Il y avait beaucoup de monde en ville, ce jour-là, pour le week-end de la Tabaski, la fête du sacrifice, et pour le Dakar. «Quand les concurrents sont arrivés, la foule était telle qu'elle s'ouvrait au gabarit des véhicules, se souvient Alassane Camara, de la Fédération guinéenne des sports mécaniques. Un motard s'est mis debout sur son engin et a fait une démonstration.» Le public délire de joie et tente de se forcer un passage jusqu'aux participants. «Les forces de sécurité ont voulu agir, elles se sont fait taper. Mais c'était juste de l'euphorie. J'ai vu des gens ôter la poussière sur un blouson de motard et se bagarrer pour garder un peu de cette poussière sur les mains.» Les festivités sont néanmoins interrompues, les musiciens remballent leurs instruments. Ça aurait pu être pire, confirme le médecin de Labé. «On peut dire que ça s'est bien passé. Notre seul regret, c'est ce petit. La dernière fois, je me souviens, le chauffeur avait voulu voir le corps de l'enfant.» En 1996, déjà, une fillette de 3 ans avait été mortellement blessée en Guinée par un motard. «Mais vous savez, les gens ici sont très religieux, ça permet de supporter.

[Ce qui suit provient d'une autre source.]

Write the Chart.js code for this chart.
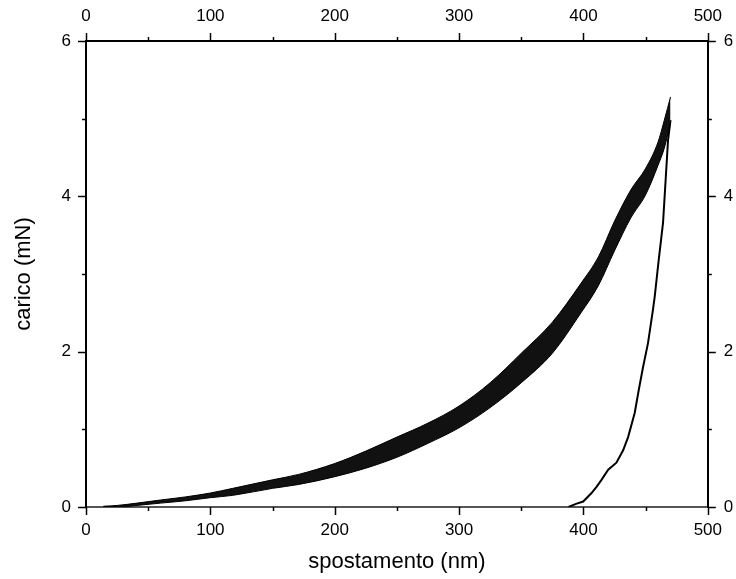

Ce qui arrive a été décidé à l'avance, c'est ancré dans les têtes [...]
Les yeux de l'instituteur se mouillent quand il parle de l'enfant : «Un gentil garçon, il était bon en mathématiques.» Les élèves répondent en choeur : «Oui monsieur» quand il leur demande si le Dakar est une bonne chose. Des petites mains se lèvent pour dire qu'il faut que le rallye revienne, mais qu'il ne doit pas tuer les enfants.» (Libération, 06-02-06)

"La religion est le soupir de la créature opprimée, la chaleur d'un monde sans coeur, comme elle est l'esprit de condition sociales d'où l'esprit est exclu. Elle est l'opium du peuple. Abolir la religion en tant que bonheur illusoire, du peuple c'est exiger son bonheur réel. Exiger qu'il renonce aux illusions sur sa situation c'est exiger qu'il renonce à une situation qui a besoin d'illusions. La critique de la religion est donc en germe la critique de cette vallée de larmes dont la religion est l'auréole" (Marx, Contribution à la critique de la philosophie du droit de Hegel, 1844)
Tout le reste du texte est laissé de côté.